• [DATA EXTRACT]:

⟨

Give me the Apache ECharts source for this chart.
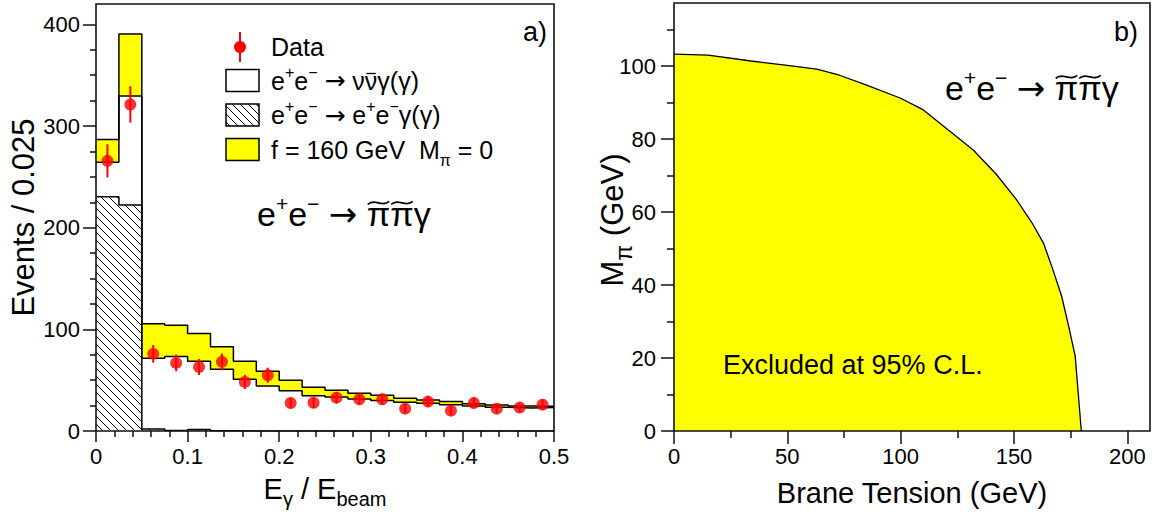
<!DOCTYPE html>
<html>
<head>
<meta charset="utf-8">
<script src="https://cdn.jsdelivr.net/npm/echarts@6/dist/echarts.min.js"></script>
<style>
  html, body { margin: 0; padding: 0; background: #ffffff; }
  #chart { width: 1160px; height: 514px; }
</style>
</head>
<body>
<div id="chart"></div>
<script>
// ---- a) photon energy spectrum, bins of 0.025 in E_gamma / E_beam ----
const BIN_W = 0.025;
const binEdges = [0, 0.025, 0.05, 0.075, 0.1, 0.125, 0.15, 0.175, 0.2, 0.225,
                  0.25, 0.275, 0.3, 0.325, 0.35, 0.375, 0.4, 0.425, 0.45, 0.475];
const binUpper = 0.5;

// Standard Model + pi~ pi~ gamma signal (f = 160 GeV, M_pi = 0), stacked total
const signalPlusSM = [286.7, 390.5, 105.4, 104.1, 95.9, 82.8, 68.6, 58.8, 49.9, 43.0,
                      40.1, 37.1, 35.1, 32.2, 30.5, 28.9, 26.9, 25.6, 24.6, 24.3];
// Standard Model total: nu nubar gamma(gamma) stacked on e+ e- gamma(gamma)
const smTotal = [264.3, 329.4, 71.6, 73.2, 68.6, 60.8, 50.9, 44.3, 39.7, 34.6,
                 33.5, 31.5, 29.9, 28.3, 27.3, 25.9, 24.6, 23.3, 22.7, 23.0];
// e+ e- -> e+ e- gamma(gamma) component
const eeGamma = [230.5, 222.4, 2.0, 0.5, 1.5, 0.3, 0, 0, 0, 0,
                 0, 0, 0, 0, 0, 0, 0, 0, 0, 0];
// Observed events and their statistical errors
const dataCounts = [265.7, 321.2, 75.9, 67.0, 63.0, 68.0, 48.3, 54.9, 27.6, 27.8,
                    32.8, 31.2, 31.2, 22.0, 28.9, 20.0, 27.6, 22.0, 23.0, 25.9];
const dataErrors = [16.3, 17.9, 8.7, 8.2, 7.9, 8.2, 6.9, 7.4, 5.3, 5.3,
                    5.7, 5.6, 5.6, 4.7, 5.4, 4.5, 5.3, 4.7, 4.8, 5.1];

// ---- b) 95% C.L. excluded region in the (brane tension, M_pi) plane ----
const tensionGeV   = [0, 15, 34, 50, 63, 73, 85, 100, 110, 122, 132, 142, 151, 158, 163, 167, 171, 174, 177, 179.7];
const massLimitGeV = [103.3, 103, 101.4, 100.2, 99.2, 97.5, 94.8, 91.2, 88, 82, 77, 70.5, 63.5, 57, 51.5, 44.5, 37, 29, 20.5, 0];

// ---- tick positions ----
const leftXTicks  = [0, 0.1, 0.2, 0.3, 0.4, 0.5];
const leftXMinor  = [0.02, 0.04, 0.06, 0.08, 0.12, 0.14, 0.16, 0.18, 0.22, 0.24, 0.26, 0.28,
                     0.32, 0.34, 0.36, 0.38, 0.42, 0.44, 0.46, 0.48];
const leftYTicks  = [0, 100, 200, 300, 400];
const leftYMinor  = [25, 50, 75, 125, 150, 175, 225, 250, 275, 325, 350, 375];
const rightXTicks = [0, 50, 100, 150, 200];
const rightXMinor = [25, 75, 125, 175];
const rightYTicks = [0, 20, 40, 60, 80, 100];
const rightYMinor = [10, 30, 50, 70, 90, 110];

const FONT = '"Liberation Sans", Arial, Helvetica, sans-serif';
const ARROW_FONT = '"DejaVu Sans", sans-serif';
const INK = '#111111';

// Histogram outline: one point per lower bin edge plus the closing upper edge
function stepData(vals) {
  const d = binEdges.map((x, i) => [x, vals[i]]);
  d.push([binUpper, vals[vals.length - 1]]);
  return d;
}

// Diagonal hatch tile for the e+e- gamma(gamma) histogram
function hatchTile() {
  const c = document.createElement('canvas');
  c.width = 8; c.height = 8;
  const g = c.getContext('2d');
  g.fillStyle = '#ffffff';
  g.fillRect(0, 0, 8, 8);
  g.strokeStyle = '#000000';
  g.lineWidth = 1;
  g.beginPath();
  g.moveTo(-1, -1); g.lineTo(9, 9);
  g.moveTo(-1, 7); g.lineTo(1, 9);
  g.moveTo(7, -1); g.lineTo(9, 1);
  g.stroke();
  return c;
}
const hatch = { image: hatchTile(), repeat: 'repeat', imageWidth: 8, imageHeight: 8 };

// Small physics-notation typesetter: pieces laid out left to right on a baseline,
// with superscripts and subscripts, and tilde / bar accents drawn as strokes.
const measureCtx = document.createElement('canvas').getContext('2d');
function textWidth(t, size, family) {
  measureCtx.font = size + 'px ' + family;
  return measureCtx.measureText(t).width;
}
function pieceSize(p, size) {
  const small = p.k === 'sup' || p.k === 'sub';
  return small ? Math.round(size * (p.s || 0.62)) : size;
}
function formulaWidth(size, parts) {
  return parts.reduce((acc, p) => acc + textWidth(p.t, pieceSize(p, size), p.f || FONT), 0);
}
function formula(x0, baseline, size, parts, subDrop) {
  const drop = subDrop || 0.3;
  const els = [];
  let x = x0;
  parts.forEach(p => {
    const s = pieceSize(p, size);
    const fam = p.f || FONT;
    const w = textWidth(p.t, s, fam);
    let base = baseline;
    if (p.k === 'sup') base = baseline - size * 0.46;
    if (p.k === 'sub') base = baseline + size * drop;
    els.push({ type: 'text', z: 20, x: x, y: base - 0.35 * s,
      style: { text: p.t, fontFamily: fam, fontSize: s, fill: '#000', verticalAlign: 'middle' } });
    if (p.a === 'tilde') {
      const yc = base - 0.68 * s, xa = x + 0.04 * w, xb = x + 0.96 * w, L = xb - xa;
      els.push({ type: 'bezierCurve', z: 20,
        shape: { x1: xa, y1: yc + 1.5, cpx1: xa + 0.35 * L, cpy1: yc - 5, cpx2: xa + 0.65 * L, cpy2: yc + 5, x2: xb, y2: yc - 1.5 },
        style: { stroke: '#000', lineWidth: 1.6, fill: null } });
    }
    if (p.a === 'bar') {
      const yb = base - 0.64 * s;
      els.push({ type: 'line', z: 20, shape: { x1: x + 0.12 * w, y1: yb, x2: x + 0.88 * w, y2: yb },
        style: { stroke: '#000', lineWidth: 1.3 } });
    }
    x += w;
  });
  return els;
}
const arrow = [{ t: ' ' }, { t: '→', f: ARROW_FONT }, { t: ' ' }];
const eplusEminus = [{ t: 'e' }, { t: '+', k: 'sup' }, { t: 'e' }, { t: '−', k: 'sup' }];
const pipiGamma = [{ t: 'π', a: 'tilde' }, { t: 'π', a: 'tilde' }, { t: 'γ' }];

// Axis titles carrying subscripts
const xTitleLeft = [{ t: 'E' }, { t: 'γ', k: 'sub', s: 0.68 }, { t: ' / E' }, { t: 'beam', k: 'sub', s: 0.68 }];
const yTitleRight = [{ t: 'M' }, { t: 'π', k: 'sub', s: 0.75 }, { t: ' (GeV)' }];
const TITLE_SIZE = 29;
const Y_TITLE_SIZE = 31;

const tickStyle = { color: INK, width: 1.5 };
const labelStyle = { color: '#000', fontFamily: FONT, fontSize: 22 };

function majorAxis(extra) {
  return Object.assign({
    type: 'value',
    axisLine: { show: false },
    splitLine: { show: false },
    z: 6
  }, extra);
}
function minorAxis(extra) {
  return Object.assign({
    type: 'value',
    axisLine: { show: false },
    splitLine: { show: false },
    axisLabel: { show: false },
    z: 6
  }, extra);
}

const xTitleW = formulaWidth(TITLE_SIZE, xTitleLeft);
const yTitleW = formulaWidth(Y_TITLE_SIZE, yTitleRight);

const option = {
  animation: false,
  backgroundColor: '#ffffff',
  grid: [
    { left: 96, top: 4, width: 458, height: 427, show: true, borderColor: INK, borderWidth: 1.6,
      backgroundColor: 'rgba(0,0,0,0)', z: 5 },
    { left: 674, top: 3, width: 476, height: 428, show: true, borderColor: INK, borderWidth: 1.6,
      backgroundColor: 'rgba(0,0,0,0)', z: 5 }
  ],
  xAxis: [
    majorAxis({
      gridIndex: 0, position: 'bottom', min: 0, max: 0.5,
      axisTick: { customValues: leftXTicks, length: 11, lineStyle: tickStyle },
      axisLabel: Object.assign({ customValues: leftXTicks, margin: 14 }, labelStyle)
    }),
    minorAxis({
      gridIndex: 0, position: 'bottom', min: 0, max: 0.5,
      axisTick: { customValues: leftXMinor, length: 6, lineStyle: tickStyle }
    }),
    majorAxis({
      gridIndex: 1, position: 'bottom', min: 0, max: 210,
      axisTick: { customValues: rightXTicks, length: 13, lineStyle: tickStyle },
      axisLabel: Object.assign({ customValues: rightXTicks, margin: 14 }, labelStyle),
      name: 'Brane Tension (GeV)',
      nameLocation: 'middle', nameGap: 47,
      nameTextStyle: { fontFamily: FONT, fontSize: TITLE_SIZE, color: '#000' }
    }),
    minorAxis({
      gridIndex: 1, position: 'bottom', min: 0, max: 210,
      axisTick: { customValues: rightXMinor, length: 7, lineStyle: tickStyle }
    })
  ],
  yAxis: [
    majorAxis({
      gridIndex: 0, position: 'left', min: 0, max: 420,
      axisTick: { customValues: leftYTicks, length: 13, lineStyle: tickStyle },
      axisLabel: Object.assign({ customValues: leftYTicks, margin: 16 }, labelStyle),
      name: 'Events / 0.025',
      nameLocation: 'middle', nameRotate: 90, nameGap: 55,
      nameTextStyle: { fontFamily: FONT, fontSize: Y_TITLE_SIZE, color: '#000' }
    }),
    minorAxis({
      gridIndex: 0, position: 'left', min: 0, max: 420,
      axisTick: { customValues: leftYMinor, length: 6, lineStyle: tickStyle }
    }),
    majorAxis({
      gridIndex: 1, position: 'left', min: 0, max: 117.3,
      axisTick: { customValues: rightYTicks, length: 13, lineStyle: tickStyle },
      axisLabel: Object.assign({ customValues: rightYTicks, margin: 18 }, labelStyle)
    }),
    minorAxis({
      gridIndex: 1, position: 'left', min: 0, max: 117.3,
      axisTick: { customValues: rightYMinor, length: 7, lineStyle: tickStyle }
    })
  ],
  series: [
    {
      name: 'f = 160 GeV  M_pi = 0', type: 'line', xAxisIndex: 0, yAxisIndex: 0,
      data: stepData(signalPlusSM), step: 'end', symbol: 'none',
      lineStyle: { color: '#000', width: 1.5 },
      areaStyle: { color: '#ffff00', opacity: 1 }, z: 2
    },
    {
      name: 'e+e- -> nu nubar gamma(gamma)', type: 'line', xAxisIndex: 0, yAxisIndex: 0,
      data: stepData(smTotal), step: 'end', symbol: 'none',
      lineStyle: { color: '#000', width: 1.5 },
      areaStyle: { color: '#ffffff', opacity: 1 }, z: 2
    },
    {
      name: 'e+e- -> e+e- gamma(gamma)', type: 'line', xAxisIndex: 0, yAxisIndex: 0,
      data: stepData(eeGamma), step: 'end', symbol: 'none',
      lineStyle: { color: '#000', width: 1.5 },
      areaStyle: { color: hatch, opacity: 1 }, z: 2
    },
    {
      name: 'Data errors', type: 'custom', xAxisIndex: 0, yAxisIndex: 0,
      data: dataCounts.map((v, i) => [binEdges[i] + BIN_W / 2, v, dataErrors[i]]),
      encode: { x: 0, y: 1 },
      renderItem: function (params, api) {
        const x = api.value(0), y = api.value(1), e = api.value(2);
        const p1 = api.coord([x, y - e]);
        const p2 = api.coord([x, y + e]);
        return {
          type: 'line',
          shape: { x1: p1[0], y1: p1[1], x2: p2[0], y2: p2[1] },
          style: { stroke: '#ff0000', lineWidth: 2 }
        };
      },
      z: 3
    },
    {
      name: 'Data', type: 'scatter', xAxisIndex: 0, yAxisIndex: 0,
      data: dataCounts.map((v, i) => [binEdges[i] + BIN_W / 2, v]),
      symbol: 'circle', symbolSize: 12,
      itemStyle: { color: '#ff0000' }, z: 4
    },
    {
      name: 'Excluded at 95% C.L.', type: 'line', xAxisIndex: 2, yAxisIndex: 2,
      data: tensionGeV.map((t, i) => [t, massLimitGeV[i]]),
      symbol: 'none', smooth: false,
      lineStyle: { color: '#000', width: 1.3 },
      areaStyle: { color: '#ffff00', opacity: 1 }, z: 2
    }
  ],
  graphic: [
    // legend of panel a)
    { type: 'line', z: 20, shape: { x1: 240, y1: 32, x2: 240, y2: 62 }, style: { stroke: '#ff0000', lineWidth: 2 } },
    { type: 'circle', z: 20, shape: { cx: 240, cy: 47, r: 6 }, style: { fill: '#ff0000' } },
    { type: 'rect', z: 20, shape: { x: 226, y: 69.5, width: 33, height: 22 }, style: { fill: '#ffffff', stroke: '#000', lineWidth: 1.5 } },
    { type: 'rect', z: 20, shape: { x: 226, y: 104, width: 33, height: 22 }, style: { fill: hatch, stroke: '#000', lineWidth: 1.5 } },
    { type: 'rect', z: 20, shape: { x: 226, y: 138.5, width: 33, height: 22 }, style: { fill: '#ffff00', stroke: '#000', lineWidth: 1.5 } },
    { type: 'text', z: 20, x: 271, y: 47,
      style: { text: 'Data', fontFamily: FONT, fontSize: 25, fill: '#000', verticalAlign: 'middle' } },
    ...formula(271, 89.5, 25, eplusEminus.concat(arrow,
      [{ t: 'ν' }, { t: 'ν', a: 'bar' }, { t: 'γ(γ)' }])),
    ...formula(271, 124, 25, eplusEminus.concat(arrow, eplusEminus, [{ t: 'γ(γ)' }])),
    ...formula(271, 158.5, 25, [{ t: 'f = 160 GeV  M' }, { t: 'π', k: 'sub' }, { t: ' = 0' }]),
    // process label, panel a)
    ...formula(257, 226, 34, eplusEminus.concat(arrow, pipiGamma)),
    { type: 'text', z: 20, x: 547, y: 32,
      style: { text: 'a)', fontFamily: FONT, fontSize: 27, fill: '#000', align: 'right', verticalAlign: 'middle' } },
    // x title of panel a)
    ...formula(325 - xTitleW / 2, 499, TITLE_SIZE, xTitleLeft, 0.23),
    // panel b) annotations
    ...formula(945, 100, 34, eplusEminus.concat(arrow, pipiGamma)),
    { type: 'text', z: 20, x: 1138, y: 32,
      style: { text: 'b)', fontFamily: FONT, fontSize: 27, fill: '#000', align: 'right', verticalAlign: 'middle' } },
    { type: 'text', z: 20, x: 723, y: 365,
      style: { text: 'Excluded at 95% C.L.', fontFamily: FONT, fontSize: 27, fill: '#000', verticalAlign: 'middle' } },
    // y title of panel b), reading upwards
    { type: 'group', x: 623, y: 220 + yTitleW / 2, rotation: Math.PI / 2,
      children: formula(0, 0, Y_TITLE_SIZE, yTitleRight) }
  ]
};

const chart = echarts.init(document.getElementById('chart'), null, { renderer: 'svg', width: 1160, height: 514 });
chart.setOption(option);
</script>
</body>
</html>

⟩

• [EXERCISE PROMPT]:
Write out nothing but the lines from the start of the data through the line with "29, 20.5, 0];". Leave out the pictures.

• [PROBLEM SOLUTION]:
Give me the Apache ECharts source for this chart.
<!DOCTYPE html>
<html>
<head>
<meta charset="utf-8">
<script src="https://cdn.jsdelivr.net/npm/echarts@6/dist/echarts.min.js"></script>
<style>
  html, body { margin: 0; padding: 0; background: #ffffff; }
  #chart { width: 1160px; height: 514px; }
</style>
</head>
<body>
<div id="chart"></div>
<script>
// ---- a) photon energy spectrum, bins of 0.025 in E_gamma / E_beam ----
const BIN_W = 0.025;
const binEdges = [0, 0.025, 0.05, 0.075, 0.1, 0.125, 0.15, 0.175, 0.2, 0.225,
                  0.25, 0.275, 0.3, 0.325, 0.35, 0.375, 0.4, 0.425, 0.45, 0.475];
const binUpper = 0.5;

// Standard Model + pi~ pi~ gamma signal (f = 160 GeV, M_pi = 0), stacked total
const signalPlusSM = [286.7, 390.5, 105.4, 104.1, 95.9, 82.8, 68.6, 58.8, 49.9, 43.0,
                      40.1, 37.1, 35.1, 32.2, 30.5, 28.9, 26.9, 25.6, 24.6, 24.3];
// Standard Model total: nu nubar gamma(gamma) stacked on e+ e- gamma(gamma)
const smTotal = [264.3, 329.4, 71.6, 73.2, 68.6, 60.8, 50.9, 44.3, 39.7, 34.6,
                 33.5, 31.5, 29.9, 28.3, 27.3, 25.9, 24.6, 23.3, 22.7, 23.0];
// e+ e- -> e+ e- gamma(gamma) component
const eeGamma = [230.5, 222.4, 2.0, 0.5, 1.5, 0.3, 0, 0, 0, 0,
                 0, 0, 0, 0, 0, 0, 0, 0, 0, 0];
// Observed events and their statistical errors
const dataCounts = [265.7, 321.2, 75.9, 67.0, 63.0, 68.0, 48.3, 54.9, 27.6, 27.8,
                    32.8, 31.2, 31.2, 22.0, 28.9, 20.0, 27.6, 22.0, 23.0, 25.9];
const dataErrors = [16.3, 17.9, 8.7, 8.2, 7.9, 8.2, 6.9, 7.4, 5.3, 5.3,
                    5.7, 5.6, 5.6, 4.7, 5.4, 4.5, 5.3, 4.7, 4.8, 5.1];

// ---- b) 95% C.L. excluded region in the (brane tension, M_pi) plane ----
const tensionGeV   = [0, 15, 34, 50, 63, 73, 85, 100, 110, 122, 132, 142, 151, 158, 163, 167, 171, 174, 177, 179.7];
const massLimitGeV = [103.3, 103, 101.4, 100.2, 99.2, 97.5, 94.8, 91.2, 88, 82, 77, 70.5, 63.5, 57, 51.5, 44.5, 37, 29, 20.5, 0];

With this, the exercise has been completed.